Monday, December 19, 2016

International bartering.

tcmdo-2016-12-18The global money supply will at some point collapse.  Of that I am sure.  You want the reason?  Just scroll to the bottom of Mish's post.  Just above the comment section he posted a chart that he got from the federal reserve website (FRED) which I have pasted to left.  The global outstanding debt is now about 65 trillion dollars. When did the curve begin its exponential run up? Yeah, right after Nixon defaulted on dollar convertibility into gold.  Whether or not you realize it, this chart is really an inverted chart of the quality of the currency.  Why?  Because it just gets easier and easier to take on more debt and that is the sign of a weak currency, not a strong one.  Needless to say, 4+ trillion of monetary base is all that is authorized by the fed (all the issued shares in the USA if you will).  The other 61 trillion of outstanding debt can never be paid off because there simply isn't anywhere near enough of the currency in our system to do so

Those who lent all this cash out count on the hope that not everyone will demand repayment at once but if even 7% of the debt were to be recalled/demanded to be repaid at any time, there simply wouldn't be enough cash to cover it.  This is the so called liquidity crisis.  It's the scramble by debtors to find dollars needed to repay loans that got called.  And its the scramble by creditors to get their money back out of the system before the system collapses.  You can also think of it as a short squeeze on the naked short which is what is technically happening in a fractional reserve money supply each time credit is instantiated from thin air.  I'll say it again: fractional reserve credit is a naked short on the underlying currency. 

It amazes me that more people don't understand this.  Sure, the fed can go ahead and print up more cash, but it cannot simply hand that cash out.  Anyone who takes that cash from the fed in order to satisfy a claim on cash by some other party will have generated a debt to the fed in the same amount that they received.  It's the old borrow from Peter to pay Paul deal.  So the fed can and has acted as a shock absorber for short term liquidity problems (i.e. 2008) in the past, but it cannot absorb unlimited shock just as the shocks on a car have their performance limits.

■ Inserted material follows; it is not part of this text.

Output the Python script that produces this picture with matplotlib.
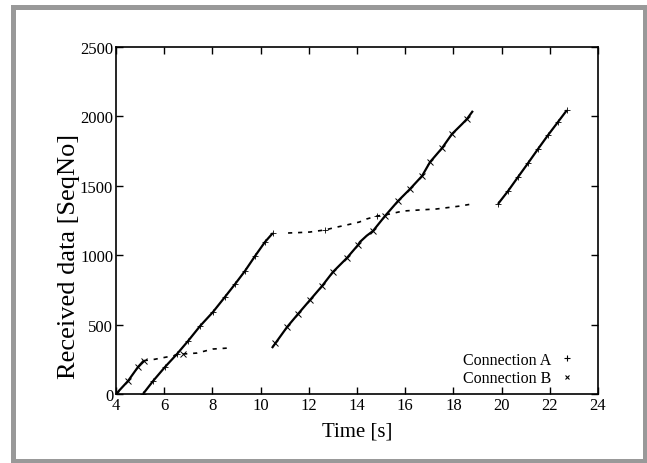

I hope you can see how this can never end well.  It cannot be unwound gracefully by anyone.  It is a debt Ponzi and like every other Ponzi that ever existed, everyone involved believes that their money is safe and that they will be repaid.  But I'm telling you for a fact that 93% of the people will get stiffed because there is only enough cash to pay 7% of outstanding debt.  It almost happened in 2008 in what this senator called an electronic run on the dollar.  His description was very accurate.  Institutions were pulling their money out of money market funds.  In essence, these funds were loaned to the money markets.  The fund managers promised to manage the money to make a profit on the loans but the market got scared that the Ponzi was about to collapse and so it began to pull money out of the casino while there was still money there to pull.  The fed had to step in and calm everyone down and so the Ponzi lived another day but do not forget that even Charles Ponzi successfully stopped a major run on his Ponzi scheme one time before the eventual collapse arrived.

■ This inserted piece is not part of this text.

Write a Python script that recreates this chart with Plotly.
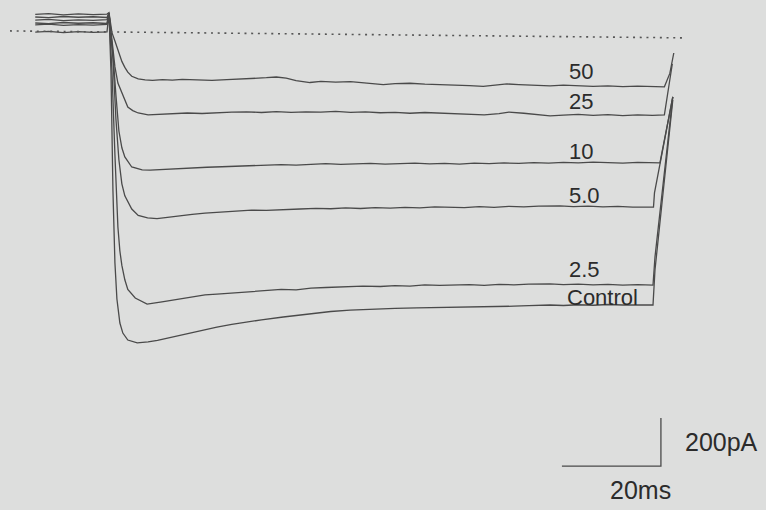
import plotly.graph_objects as go

# ---- recorded current traces (time in ms from the step, current in pA) ----
t_50 = [-14.7, -12, -9, -6, -3, -0.2, 0.2, 0.8, 1.4, 2.0, 2.8, 3.4, 4.0, 4.8, 6.1, 7.5, 9, 11, 13, 15, 18, 21, 24, 27, 30, 32, 34, 36, 38, 40.8, 43, 46, 49, 52, 55.6, 58, 61, 64, 67, 70, 73, 75.8, 78, 80.6, 83, 86, 89.3, 92, 95, 98, 101, 104, 107, 110, 112.4, 113.5, 114.3]
i_50 = [86, 89, 84, 88, 85, 87, 93, 10, -25, -60, -110, -135, -155, -172, -183, -187, -189, -186, -188, -185, -187, -189, -186, -184, -181, -178, -175, -180, -190, -198, -193, -196, -194, -199, -207, -203, -201, -205, -206, -209, -211, -214, -208, -204, -207, -210, -212, -209, -211, -214, -212, -215, -213, -216, -216, -160, -75]

t_25 = [-14.7, -12, -9, -6, -3, -0.2, 0.2, 1.0, 1.4, 2.0, 2.8, 4.0, 5.0, 6.1, 8.1, 10, 13, 16, 19, 22, 25, 28, 31, 34, 37, 40, 43, 46, 49, 52, 55, 58, 61, 64, 67, 70, 73, 76, 79, 81, 84, 87, 89.3, 92, 95, 98, 101, 104, 107, 110, 112.4, 113.4, 114.0]
i_25 = [75, 72, 77, 74, 76, 73, 92, -62, -133, -200, -242, -300, -315, -325, -333, -331, -328, -325, -327, -323, -321, -320, -323, -319, -322, -320, -321, -318, -322, -320, -324, -322, -326, -323, -325, -327, -330, -333, -328, -321, -326, -331, -337, -334, -331, -335, -332, -336, -333, -335, -333, -200, -120]

t_10 = [-14.7, -12, -9, -6, -3, -0.2, 0.2, 1.0, 1.6, 2.2, 2.8, 3.4, 4.8, 6.9, 8.5, 11, 14, 17, 20, 23, 26, 29, 32, 35, 38, 41, 44, 47, 50, 53, 56, 59, 62, 65, 68, 71, 74, 77, 80, 83, 86, 89, 92, 95, 98, 101, 104, 107, 111.5, 114.1]
i_10 = [62, 65, 60, 63, 61, 64, 91, -80, -250, -400, -470, -508, -550, -562, -563, -560, -557, -553, -551, -549, -547, -544, -541, -540, -542, -538, -536, -539, -537, -535, -538, -536, -534, -537, -535, -538, -534, -536, -533, -535, -532, -534, -531, -533, -530, -532, -534, -531, -533, -258]

t_5 = [-14.7, -12, -9, -6, -3, -0.2, 0.2, 1.0, 1.6, 2.2, 2.8, 3.4, 4.8, 6.1, 8.0, 9.9, 12, 14.1, 17, 19.6, 23, 26, 29, 32, 35, 38.8, 42, 45, 48, 51, 54, 57, 60, 63, 66, 69.1, 72, 75, 78, 81, 84, 87, 91.3, 94, 97, 100, 103, 106, 110.2, 110.4, 114.1]
i_5 = [50, 47, 52, 49, 51, 48, 91, -100, -350, -520, -620, -670, -725, -752, -762, -765, -760, -754, -747, -742, -738, -734, -730, -731, -727, -725, -722, -724, -720, -723, -719, -721, -718, -720, -716, -717, -719, -715, -718, -714, -716, -713, -712, -715, -713, -716, -714, -717, -717, -658, -258]

t_2p5 = [-14.7, -12, -9, -6, -3, -0.2, 0.2, 0.8, 1.4, 2.0, 2.4, 2.8, 3.4, 4.0, 5.5, 7.9, 10.9, 13, 15, 17.5, 19.6, 22, 25, 28.7, 32, 35, 38, 41, 44, 47, 51.5, 55, 58, 61, 64, 67, 70, 73, 76, 79, 82, 85, 89.3, 92, 95, 98, 101, 104, 107, 110.1, 110.5, 114.1]
i_2p5 = [42, 45, 40, 43, 41, 44, 91, -150, -500, -800, -900, -960, -1020, -1060, -1096, -1121, -1112, -1105, -1096, -1090, -1083, -1080, -1075, -1071, -1066, -1060, -1062, -1055, -1052, -1049, -1046, -1048, -1044, -1046, -1041, -1043, -1042, -1040, -1043, -1039, -1041, -1038, -1037, -1040, -1038, -1041, -1039, -1042, -1040, -1042, -925, -258]

t_ctrl = [-14.7, -12, -9, -6, -3, -0.2, 0.2, 0.6, 1.0, 1.4, 1.8, 2.4, 3.0, 4.0, 5.9, 8.1, 10, 12.1, 14, 16.2, 19, 22, 25, 28, 31, 35.4, 39, 42, 45, 48.9, 52, 55, 58, 62.4, 66, 69, 72, 75.8, 79, 82, 85, 89.3, 92, 95, 98, 101, 104, 107, 110.1, 110.5, 114.1]
i_ctrl = [12, 15, 10, 14, 11, 13, 91, -150, -650, -950, -1100, -1200, -1242, -1271, -1283, -1279, -1272, -1262, -1253, -1242, -1230, -1217, -1206, -1196, -1187, -1175, -1166, -1158, -1152, -1146, -1143, -1140, -1139, -1137, -1136, -1134, -1135, -1133, -1131, -1130, -1128, -1125, -1127, -1124, -1126, -1123, -1125, -1124, -1125, -979, -271]

# zero-current reference (dotted)
t_zero = [-19.8, 116.6]
i_zero = [17, -12]

# trace labels: concentration, and where each label sits (ms, pA)
labels = ["50", "25", "10", "5.0", "2.5", "Control"]
label_t = [92.7, 92.7, 92.7, 92.7, 92.7, 92.3]
label_i = [-154, -279, -487, -667, -979, -1092]

# scale bar sizes
bar_ms = 20
bar_pa = 200
bar_t_end = 111.7
bar_i_base = -1796

# ---- page calibration: pixels per unit and origin position ----
W, H = 766, 510
X0_PX, PX_PER_MS = 108, 4.95
Y0_PX, PX_PER_PA = 35, 0.24

x_range = [(0 - X0_PX) / PX_PER_MS, (W - X0_PX) / PX_PER_MS]
y_range = [-(H - Y0_PX) / PX_PER_PA, Y0_PX / PX_PER_PA]

ink = "#4a4a4a"
text_ink = "#2b2b2b"
bg = "#dddedd"
font_family = "Liberation Sans, Arial"

fig = go.Figure()

traces = [(t_50, i_50), (t_25, i_25), (t_10, i_10), (t_5, i_5), (t_2p5, i_2p5), (t_ctrl, i_ctrl)]
for (tt, ii), name in zip(traces, labels):
    fig.add_trace(go.Scatter(x=tt, y=ii, mode="lines", name=name,
                             line=dict(color=ink, width=1.3), hoverinfo="skip"))

fig.add_trace(go.Scatter(x=t_zero, y=i_zero, mode="lines",
                         line=dict(color="#555555", width=1.6, dash="2px,4.7px"),
                         hoverinfo="skip"))

# scale bar
fig.add_trace(go.Scatter(
    x=[bar_t_end - bar_ms, bar_t_end, bar_t_end],
    y=[bar_i_base, bar_i_base, bar_i_base + bar_pa],
    mode="lines", line=dict(color=ink, width=1.3), hoverinfo="skip"))

annotations = []
for txt, tx, iy in zip(labels, label_t, label_i):
    annotations.append(dict(x=tx, y=iy, text=txt, showarrow=False,
                            xanchor="left", yanchor="middle",
                            font=dict(family=font_family, size=22, color=text_ink)))
annotations.append(dict(x=bar_t_end + 4.5, y=bar_i_base + bar_pa / 2, text=f"{bar_pa}pA",
                        showarrow=False, xanchor="left", yanchor="middle",
                        font=dict(family=font_family, size=25, color=text_ink)))
annotations.append(dict(x=bar_t_end - 4.2, y=bar_i_base - 100, text=f"{bar_ms}ms",
                        showarrow=False, xanchor="center", yanchor="middle",
                        font=dict(family=font_family, size=25, color=text_ink)))

fig.update_layout(
    width=W, height=H,
    margin=dict(l=0, r=0, t=0, b=0),
    paper_bgcolor=bg, plot_bgcolor=bg,
    showlegend=False,
    annotations=annotations,
    xaxis=dict(range=x_range, visible=False, showgrid=False, zeroline=False),
    yaxis=dict(range=y_range, visible=False, showgrid=False, zeroline=False),
)

fig.write_html("out.html")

The big players know very well that this is musical chairs economics.  At some point the music will stop, the liquidity will dry up for good cash will become very scarce.  That is the deflationary crash.  Then the government will step in wind up the printing presses to full power in order to counteract it.  That's when everyone will know that the green paper Ponzi is in the collapse stage that ends with hyperinflation.  So repeat after me: first deflation and then massive inflation and then hyperinflation.  Same thing I have been saying since I began this blog in 2010.  I never changed my tune once about this.

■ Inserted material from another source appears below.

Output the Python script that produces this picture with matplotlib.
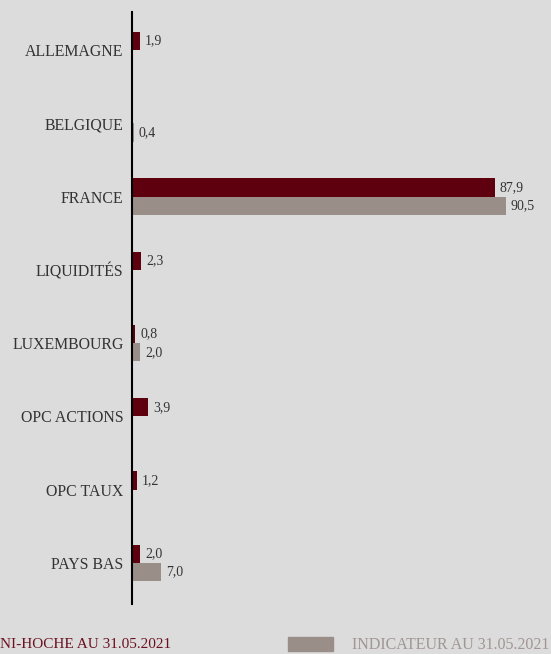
import numpy as np
import matplotlib
matplotlib.use('Agg')
import matplotlib.pyplot as plt
from matplotlib.patches import Rectangle

categories = ['ALLEMAGNE', 'BELGIQUE', 'FRANCE', 'LIQUIDITÉS', 'LUXEMBOURG',
              'OPC ACTIONS', 'OPC TAUX', 'PAYS BAS']
fonds = [1.9, 0.0, 87.9, 2.3, 0.8, 3.9, 1.2, 2.0]
indicateur = [0.0, 0.4, 90.5, 0.0, 2.0, 0.0, 0.0, 7.0]

red = '#5e000e'
grey = '#9a8e89'
bg = '#dcdcdc'

plt.rcParams['font.family'] = ['Liberation Serif', 'DejaVu Serif']

fig = plt.figure(figsize=(5.51, 6.54), dpi=100, facecolor=bg)
ax = fig.add_axes([132 / 551, 50 / 654, 1 - 132 / 551, 592 / 654])
ax.set_facecolor(bg)

y = np.arange(len(categories))
h = 0.25
ax.barh(y - h / 2, fonds, height=h, color=red)
ax.barh(y + h / 2, indicateur, height=h, color=grey)

for i in range(len(categories)):
    if fonds[i] > 0:
        ax.annotate(f'{fonds[i]:.1f}'.replace('.', ','), (fonds[i], y[i] - h / 2),
                    xytext=(3.5, 0), textcoords='offset points', va='center',
                    fontsize=10, color='#333333')
    if indicateur[i] > 0:
        ax.annotate(f'{indicateur[i]:.1f}'.replace('.', ','), (indicateur[i], y[i] + h / 2),
                    xytext=(3.5, 0), textcoords='offset points', va='center',
                    fontsize=10, color='#333333')

ax.set_xlim(0, 101.5)
ax.set_ylim(7.56, -0.52)
ax.set_yticks(y)
ax.set_yticklabels(categories, fontsize=11.4, color='#333333')
ax.tick_params(axis='y', length=0, pad=6)
ax.set_xticks([])
for s in ['top', 'right', 'bottom']:
    ax.spines[s].set_visible(False)
ax.spines['left'].set_linewidth(1.5)
ax.spines['left'].set_color('black')

# legende en bas (coupée à gauche comme sur l'original)
fig.text(0, 1 - 645 / 654, 'NI-HOCHE AU 31.05.2021', color='#6b1020',
         fontsize=11, va='center', ha='left')
fig.patches.append(Rectangle((288 / 551, 1 - 651 / 654), 45 / 551, 14 / 654,
                             transform=fig.transFigure, color=grey))
fig.text(352 / 551, 1 - 645 / 654, 'INDICATEUR AU 31.05.2021', color='#a09693',
         fontsize=11.5, va='center', ha='left')

fig.savefig('out.png', dpi=100, facecolor=bg)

In all of these things, the marginal players will be affected first.  That's just the way it is.  And so now we see Cuba looking to pay their long standing debts off to the Czech Republic not using currency which is a marker for labor, but rather using the productive output of the labor - Cuban rum.  This is just the kind of thing we will see more of as the dollar loses reserve currency status as the people of the world begin to vote no confidence on the it.